== LISTING ==
--- Start ---
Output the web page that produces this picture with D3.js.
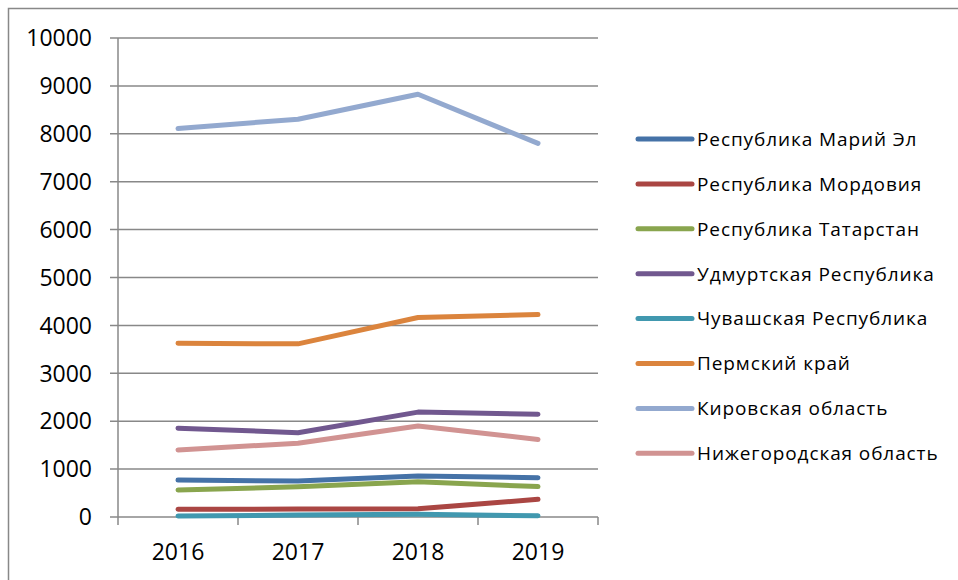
<!DOCTYPE html>
<html>
<head>
<meta charset="utf-8">
<script src="https://cdn.jsdelivr.net/npm/d3@7"></script>
<style>
  body { margin: 0; background: #fff; }
  svg { display: block; font-family: "Open Sans", "Noto Sans", sans-serif; }
</style>
</head>
<body>
<svg width="958" height="580"></svg>
<script>
const years = ["2016", "2017", "2018", "2019"];
const regions = [
  "Республика Марий Эл",
  "Республика Мордовия",
  "Республика Татарстан",
  "Удмуртская Республика",
  "Чувашская Республика",
  "Пермский край",
  "Кировская область",
  "Нижегородская область"
];
const colors = ["#4572A7", "#AA4643", "#89A54E", "#71588F", "#4198AF", "#DB843D", "#93A9CF", "#D19392"];

const mariEl = [770, 750, 855, 820];
const mordovia = [160, 165, 170, 370];
const tatarstan = [565, 630, 735, 635];
const udmurtia = [1855, 1760, 2190, 2145];
const chuvashia = [20, 40, 55, 25];
const perm = [3625, 3615, 4165, 4225];
const kirov = [8110, 8305, 8825, 7800];
const nizhny = [1400, 1540, 1900, 1620];
const yTicks = [0, 1000, 2000, 3000, 4000, 5000, 6000, 7000, 8000, 9000, 10000];

const series = [mariEl, mordovia, tatarstan, udmurtia, chuvashia, perm, kirov, nizhny];

const svg = d3.select("svg");
const grid = "#888888";

// outer chart border
svg.append("rect")
  .attr("x", 8.5).attr("y", 8.5)
  .attr("width", 980).attr("height", 600)
  .attr("fill", "none").attr("stroke", grid).attr("stroke-width", 1.5);

const plotL = 118, plotR = 598, plotT = 38, plotB = 517;

const x = d3.scaleBand().domain(years).range([plotL, plotR]);
const y = d3.scaleLinear().domain([0, 10000]).range([plotB, plotT]);

// horizontal gridlines
svg.append("g")
  .selectAll("line")
  .data(yTicks)
  .join("line")
  .attr("x1", plotL - 8).attr("x2", plotR)
  .attr("y1", d => y(d)).attr("y2", d => y(d))
  .attr("stroke", grid).attr("stroke-width", 1.5);

// y axis line
svg.append("line")
  .attr("x1", plotL).attr("x2", plotL)
  .attr("y1", plotT).attr("y2", plotB + 8)
  .attr("stroke", grid).attr("stroke-width", 1.5);

// x tick marks at band edges
const edges = years.map(d => x(d)).concat([plotR]);
svg.append("g")
  .selectAll("line")
  .data(edges.slice(1))
  .join("line")
  .attr("x1", d => d).attr("x2", d => d)
  .attr("y1", plotB).attr("y2", plotB + 8)
  .attr("stroke", grid).attr("stroke-width", 1.5);

// y labels
svg.append("g")
  .selectAll("text")
  .data(yTicks)
  .join("text")
  .attr("x", 92)
  .attr("y", d => y(d))
  .attr("dy", "0.36em")
  .attr("text-anchor", "end")
  .attr("font-size", 23)
  .attr("fill", "#000")
  .text(d => d);

// x labels
svg.append("g")
  .selectAll("text")
  .data(years)
  .join("text")
  .attr("x", d => x(d) + x.bandwidth() / 2)
  .attr("y", 560)
  .attr("text-anchor", "middle")
  .attr("font-size", 23)
  .attr("fill", "#000")
  .text(d => d);

// lines
const line = d3.line()
  .x((d, i) => x(years[i]) + x.bandwidth() / 2)
  .y(d => y(d));

svg.append("g")
  .selectAll("path")
  .data(series)
  .join("path")
  .attr("d", d => line(d))
  .attr("fill", "none")
  .attr("stroke", (d, i) => colors[i])
  .attr("stroke-width", 5)
  .attr("stroke-linecap", "round")
  .attr("stroke-linejoin", "round");

// legend
const legend = svg.append("g")
  .selectAll("g")
  .data(regions)
  .join("g")
  .attr("transform", (d, i) => `translate(638, ${139 + i * 44.9})`);

legend.append("line")
  .attr("x1", 0).attr("x2", 54)
  .attr("stroke", (d, i) => colors[i])
  .attr("stroke-width", 5)
  .attr("stroke-linecap", "round");

legend.append("text")
  .attr("x", 59)
  .attr("dy", "0.36em")
  .attr("font-size", 19)
  .attr("letter-spacing", 0.9)
  .attr("fill", "#000")
  .text(d => d);
</script>
</body>
</html>
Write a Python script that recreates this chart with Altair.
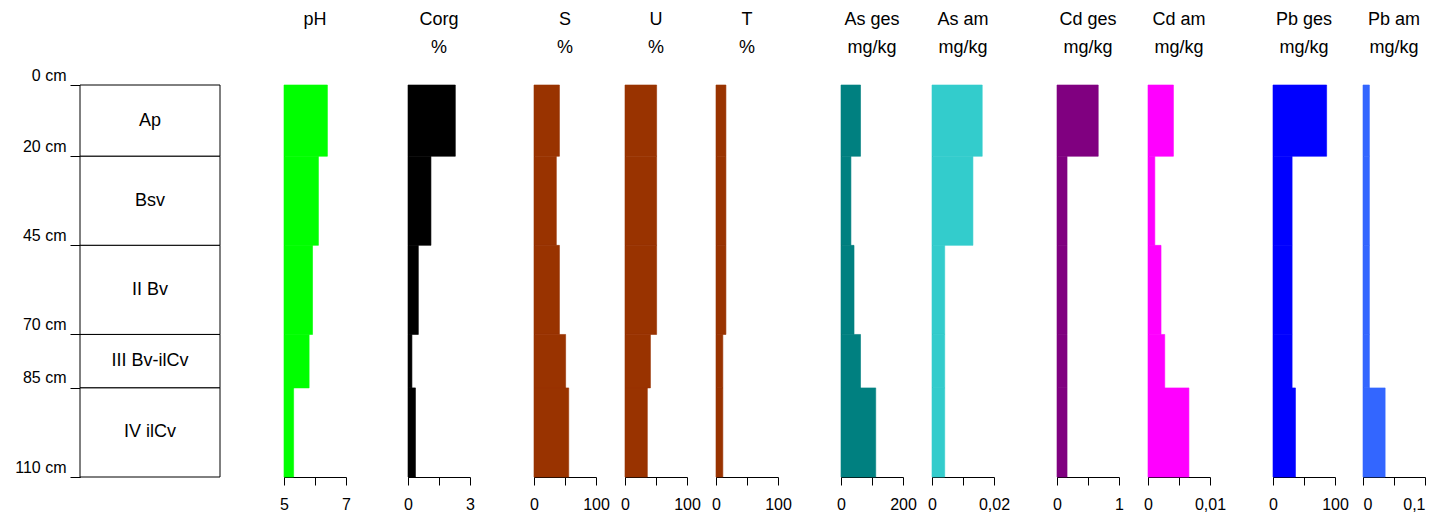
import altair as alt
import pandas as pd

# Soil profile (depth intervals in cm)
depth_top = [0, 20, 45, 70, 85]
depth_bottom = [20, 45, 70, 85, 110]
horizons = ["Ap", "Bsv", "II Bv", "III Bv-ilCv", "IV ilCv"]
depth_ticks = [0, 20, 45, 70, 85, 110]

# Parameters
names = ["pH", "Corg", "S", "U", "T", "As ges", "As am", "Cd ges", "Cd am", "Pb ges", "Pb am"]
units = [" ", "%", "%", "%", "%", "mg/kg", "mg/kg", "mg/kg", "mg/kg", "mg/kg", "mg/kg"]
colors = ["#00FF00", "#000000", "#993300", "#993300", "#993300", "#008080",
          "#33CCCC", "#800080", "#FF00FF", "#0000FF", "#3366FF"]
axis_min = [5, 0, 0, 0, 0, 0, 0, 0, 0, 0, 0]
axis_max = [7, 3, 100, 100, 100, 200, 0.02, 1, 0.01, 100, 0.1]

ph = [6.40, 6.11, 5.92, 5.81, 5.31]
corg = [2.29, 1.11, 0.50, 0.19, 0.36]
sand = [41, 36, 41, 51, 56]
silt = [51, 51, 51, 41, 36]
clay = [16, 16, 16, 11, 11]
as_ges = [63, 32, 42, 63, 112]
as_am = [0.0162, 0.0132, 0.0041, 0.0041, 0.0041]
cd_ges = [0.665, 0.162, 0.162, 0.162, 0.162]
cd_am = [0.0041, 0.0011, 0.0021, 0.0027, 0.0066]
pb_ges = [86.5, 30.8, 30.8, 30.8, 36.2]
pb_am = [0.0103, 0.0103, 0.0103, 0.0103, 0.0357]
series = [ph, corg, sand, silt, clay, as_ges, as_am, cd_ges, cd_am, pb_ges, pb_am]

FONT = "Liberation Sans"
H = 392
PANEL_W = 62
PROFILE_W = 140
gaps = [64, 62, 64, 29, 29, 63, 29, 63, 29, 63, 28]

yscale = alt.Scale(domain=[0, 110], reverse=True, nice=False, zero=False)
prof_axis = alt.Axis(
    values=depth_ticks, labelExpr="datum.value + ' cm'", title=None, grid=False,
    tickSize=10, labelPadding=4, labelFontSize=16, labelColor="black",
    domainColor="black", tickColor="black", labelBaseline="alphabetic",
    labelOffset=-5, labelFont=FONT)

# Profile column
prof_df = pd.DataFrame({
    "top": depth_top, "bottom": depth_bottom, "name": horizons,
    "mid": [(a + b) / 2 for a, b in zip(depth_top, depth_bottom)],
    "x0": 0, "x1": 1, "xm": 0.5,
})
xs_prof = alt.Scale(domain=[0, 1], nice=False, zero=False)
prof_rect = alt.Chart(prof_df).mark_rect(fill="white", stroke="black", strokeWidth=1).encode(
    x=alt.X("x0:Q", scale=xs_prof, axis=None),
    x2="x1:Q",
    y=alt.Y("top:Q", scale=yscale, axis=prof_axis),
    y2="bottom:Q",
)
prof_text = alt.Chart(prof_df).mark_text(fontSize=18, font=FONT, color="black").encode(
    x=alt.X("xm:Q", scale=xs_prof, axis=None),
    y=alt.Y("mid:Q", scale=yscale, axis=prof_axis),
    text="name:N",
)
profile = alt.layer(prof_rect, prof_text).properties(width=PROFILE_W, height=H)


def spacer(w):
    return alt.Chart(pd.DataFrame({"v": [0]})).mark_point(opacity=0).encode(
        x=alt.X("v:Q", axis=None), y=alt.Y("v:Q", axis=None)
    ).properties(width=w, height=H)


def panel(i):
    lo, hi = axis_min[i], axis_max[i]
    mid = (lo + hi) / 2
    df = pd.DataFrame({"top": depth_top, "bottom": depth_bottom,
                       "value": series[i], "lo": lo})
    label_expr = f"datum.value == {mid} ? '' : replace(format(datum.value, '~g'), '.', ',')"
    return alt.Chart(df).mark_rect(color=colors[i], stroke=colors[i], strokeWidth=0.6).encode(
        x=alt.X("lo:Q", scale=alt.Scale(domain=[lo, hi], nice=False, zero=False),
                axis=alt.Axis(values=[lo, mid, hi], labelExpr=label_expr, title=None,
                              grid=False, domainColor="black", tickColor="black",
                              tickSize=8, labelFontSize=16, labelPadding=11,
                              labelColor="black", labelFont=FONT,
                              labelFlush=(i == len(names) - 1))),
        x2="value:Q",
        y=alt.Y("top:Q", scale=yscale, axis=alt.Axis(
            title=None, ticks=False, labels=False, grid=False, domainColor="black")),
        y2="bottom:Q",
    ).properties(
        width=PANEL_W, height=H,
        title=alt.TitleParams(text=[names[i], units[i]], fontSize=18, font=FONT,
                              fontWeight="normal", color="black", lineHeight=28,
                              anchor="middle", offset=28),
    )


items = [profile]
for i in range(len(names)):
    items.append(spacer(gaps[i]))
    items.append(panel(i))

chart = alt.hconcat(*items, spacing=0, bounds="flush").properties(
    padding={"left": 6, "top": 2, "right": 0, "bottom": 0}
).configure(font=FONT).configure_view(stroke=None)

chart.save("out.html", embed_options={"renderer": "svg", "actions": False})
--- End ---
Starting at the line containing "Write a Python" and stopping after the line containing "depth_ticks = [0, 20, 45, 70, 85, 110]", give the lines again exactly and leave out every image.

Write a Python script that recreates this chart with Altair.
import altair as alt
import pandas as pd

# Soil profile (depth intervals in cm)
depth_top = [0, 20, 45, 70, 85]
depth_bottom = [20, 45, 70, 85, 110]
horizons = ["Ap", "Bsv", "II Bv", "III Bv-ilCv", "IV ilCv"]
depth_ticks = [0, 20, 45, 70, 85, 110]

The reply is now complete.